Before then, the impact on Earth's climate can be limited by blending relatively small amounts of biofuels into such synfuels—an option DARPA, for one, rejects for logistical reasons—or capturing the carbon dioxide from synfuel production and using it to enhance the growth of the plants to be turned into fuel. "Put as little as 20 percent biofuel into nonrenewable fuels—coal-to-liquid and gas-to-liquid—you can be carbon neutral in a mix," CAAFI's Altman says.

Such a 20 percent mix would not require any modifications to existing aircraft engines or infrastructure, Green Flight International's Rodante says. "Jet fuel and biofuel mix is something that is easily done," he says "I don't believe 100 percent biofuel is the answer."

Oil prices at $100 per barrel are already well above the $40 per barrel level at which synfuel producing facilities break even, and even the $70 per barrel level that might make carbon capture economically feasible. "The biggest challenge is production capacity—and staying the course," FAA's Maurice says. "If the price of crude were to drop, can we sustain the interest?"

Still, the combination of factors involved: energy security, diversity of supply and the environment may sustain commercial aviation's interest, though its overall goals are smaller—certifying synfuel blends next year, full synfuels by 2010 and biofuels in 2013. "There is an underlying demand for something better than $90 per barrel oil, that has better domestic supply and can help cope with increasing environmental pressure," ATA's Heimlich says. "I have yet to see that silver bullet magic fuel."

In the interim, many airlines are offering ways to offset the greenhouse gas emissions associated with air travel, such as U.S.-based Delta airline's program with The Conservation Fund to plant trees in return for $5.50 that passengers are given the option of adding to the price of a domestic round-trip ticket or $11 for international round-trip flights.

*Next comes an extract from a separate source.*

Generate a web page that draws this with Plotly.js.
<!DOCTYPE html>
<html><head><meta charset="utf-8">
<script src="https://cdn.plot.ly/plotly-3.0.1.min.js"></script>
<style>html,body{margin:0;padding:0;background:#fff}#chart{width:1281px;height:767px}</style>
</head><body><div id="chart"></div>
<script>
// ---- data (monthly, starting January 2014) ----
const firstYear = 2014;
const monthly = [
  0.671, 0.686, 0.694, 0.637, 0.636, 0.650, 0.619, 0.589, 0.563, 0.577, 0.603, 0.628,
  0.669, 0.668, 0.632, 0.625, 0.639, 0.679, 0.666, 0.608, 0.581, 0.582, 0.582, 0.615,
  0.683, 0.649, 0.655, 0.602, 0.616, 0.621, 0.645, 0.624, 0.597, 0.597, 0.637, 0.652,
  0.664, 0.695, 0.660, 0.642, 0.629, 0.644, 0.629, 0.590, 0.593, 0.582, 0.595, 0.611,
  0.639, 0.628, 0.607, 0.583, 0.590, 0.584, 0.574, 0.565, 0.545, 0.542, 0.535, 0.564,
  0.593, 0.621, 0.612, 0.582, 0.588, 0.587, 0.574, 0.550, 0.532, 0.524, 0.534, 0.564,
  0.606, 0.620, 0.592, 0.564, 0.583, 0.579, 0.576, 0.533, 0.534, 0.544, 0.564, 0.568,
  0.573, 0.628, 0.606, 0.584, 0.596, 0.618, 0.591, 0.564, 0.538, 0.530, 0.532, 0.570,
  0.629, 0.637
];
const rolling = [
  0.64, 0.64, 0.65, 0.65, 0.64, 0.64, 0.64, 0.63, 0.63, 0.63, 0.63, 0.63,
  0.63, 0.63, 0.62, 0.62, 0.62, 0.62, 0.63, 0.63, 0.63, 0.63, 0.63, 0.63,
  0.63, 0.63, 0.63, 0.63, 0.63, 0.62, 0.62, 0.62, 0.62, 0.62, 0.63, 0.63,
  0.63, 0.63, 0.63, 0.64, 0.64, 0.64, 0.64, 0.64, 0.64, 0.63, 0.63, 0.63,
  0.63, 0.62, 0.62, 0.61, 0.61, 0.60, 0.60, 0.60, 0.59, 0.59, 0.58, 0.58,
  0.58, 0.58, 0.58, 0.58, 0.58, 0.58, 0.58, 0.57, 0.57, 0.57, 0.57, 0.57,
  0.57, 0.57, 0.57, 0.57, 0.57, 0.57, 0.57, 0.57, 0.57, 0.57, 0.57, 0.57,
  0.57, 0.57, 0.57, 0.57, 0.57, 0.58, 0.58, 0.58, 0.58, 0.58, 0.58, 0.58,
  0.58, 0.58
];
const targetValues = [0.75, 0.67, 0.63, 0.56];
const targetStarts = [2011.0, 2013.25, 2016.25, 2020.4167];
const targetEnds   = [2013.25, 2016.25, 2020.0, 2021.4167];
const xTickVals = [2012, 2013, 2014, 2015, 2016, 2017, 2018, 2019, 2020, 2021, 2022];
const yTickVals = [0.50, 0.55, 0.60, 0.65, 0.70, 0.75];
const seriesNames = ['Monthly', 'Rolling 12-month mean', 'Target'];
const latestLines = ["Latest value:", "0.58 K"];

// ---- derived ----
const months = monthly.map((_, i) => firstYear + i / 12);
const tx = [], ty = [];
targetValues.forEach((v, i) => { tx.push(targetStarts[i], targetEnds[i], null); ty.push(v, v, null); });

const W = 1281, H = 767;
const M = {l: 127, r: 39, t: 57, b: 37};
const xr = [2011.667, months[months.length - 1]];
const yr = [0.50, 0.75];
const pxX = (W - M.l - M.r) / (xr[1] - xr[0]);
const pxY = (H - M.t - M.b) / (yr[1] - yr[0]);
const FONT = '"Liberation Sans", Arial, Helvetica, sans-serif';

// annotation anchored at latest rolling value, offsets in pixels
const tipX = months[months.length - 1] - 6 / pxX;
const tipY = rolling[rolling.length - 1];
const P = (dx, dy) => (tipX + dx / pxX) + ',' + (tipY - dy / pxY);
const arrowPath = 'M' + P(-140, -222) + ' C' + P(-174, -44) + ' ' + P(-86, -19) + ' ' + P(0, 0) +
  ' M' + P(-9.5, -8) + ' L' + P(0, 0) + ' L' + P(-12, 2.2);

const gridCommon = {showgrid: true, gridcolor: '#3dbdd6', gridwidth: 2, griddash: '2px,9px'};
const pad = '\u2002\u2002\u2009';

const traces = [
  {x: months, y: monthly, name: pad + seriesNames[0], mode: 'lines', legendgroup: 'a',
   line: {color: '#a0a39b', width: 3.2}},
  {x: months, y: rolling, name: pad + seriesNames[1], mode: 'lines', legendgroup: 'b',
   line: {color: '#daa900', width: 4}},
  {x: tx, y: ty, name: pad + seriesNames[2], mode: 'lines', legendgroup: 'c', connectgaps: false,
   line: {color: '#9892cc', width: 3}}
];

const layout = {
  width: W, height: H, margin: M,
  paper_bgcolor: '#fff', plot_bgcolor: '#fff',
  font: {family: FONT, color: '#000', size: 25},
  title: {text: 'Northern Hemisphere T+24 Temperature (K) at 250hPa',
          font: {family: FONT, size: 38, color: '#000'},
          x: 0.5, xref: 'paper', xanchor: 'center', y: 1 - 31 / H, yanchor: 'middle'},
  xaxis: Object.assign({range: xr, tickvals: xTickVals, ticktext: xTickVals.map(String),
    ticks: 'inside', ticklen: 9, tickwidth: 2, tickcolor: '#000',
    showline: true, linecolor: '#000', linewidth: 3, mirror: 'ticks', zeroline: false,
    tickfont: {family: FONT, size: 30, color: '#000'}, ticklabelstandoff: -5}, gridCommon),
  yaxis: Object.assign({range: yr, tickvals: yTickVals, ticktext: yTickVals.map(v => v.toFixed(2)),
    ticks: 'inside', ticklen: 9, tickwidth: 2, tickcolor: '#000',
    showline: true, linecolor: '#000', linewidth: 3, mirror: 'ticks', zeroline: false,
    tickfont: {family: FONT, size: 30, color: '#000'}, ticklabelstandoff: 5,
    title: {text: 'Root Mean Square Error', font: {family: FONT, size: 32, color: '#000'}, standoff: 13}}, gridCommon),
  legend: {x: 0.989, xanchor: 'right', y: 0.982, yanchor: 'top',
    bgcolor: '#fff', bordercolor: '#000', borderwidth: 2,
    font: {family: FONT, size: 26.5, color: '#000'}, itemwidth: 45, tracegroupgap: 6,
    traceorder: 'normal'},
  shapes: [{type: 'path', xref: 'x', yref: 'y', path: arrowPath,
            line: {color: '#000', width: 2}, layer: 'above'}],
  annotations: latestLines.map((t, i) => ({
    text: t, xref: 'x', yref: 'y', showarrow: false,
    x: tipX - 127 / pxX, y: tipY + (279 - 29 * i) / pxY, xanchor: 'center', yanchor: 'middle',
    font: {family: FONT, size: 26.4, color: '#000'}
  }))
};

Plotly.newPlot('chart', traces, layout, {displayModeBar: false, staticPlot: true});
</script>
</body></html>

Britain-based Virgin Atlantic has a similar agreement with myclimate (a Swiss offset provider), who uses added flyer fees, which vary depending on ticket price, to fund renewable energy projects in developing countries such as India. It remains unclear, however, how much such passenger-funded partnerships do to alleviate climate change and they are a poor substitute for a carbon-neutral alternative jet fuel.

"We should have stayed the course in the 1970s and then we wouldn't be having this discussion," the Air Force's Anderson says. "Whether it takes 30 or 50 years [to develop such a fuel], it's going to take longer if we start tomorrow than if we start today."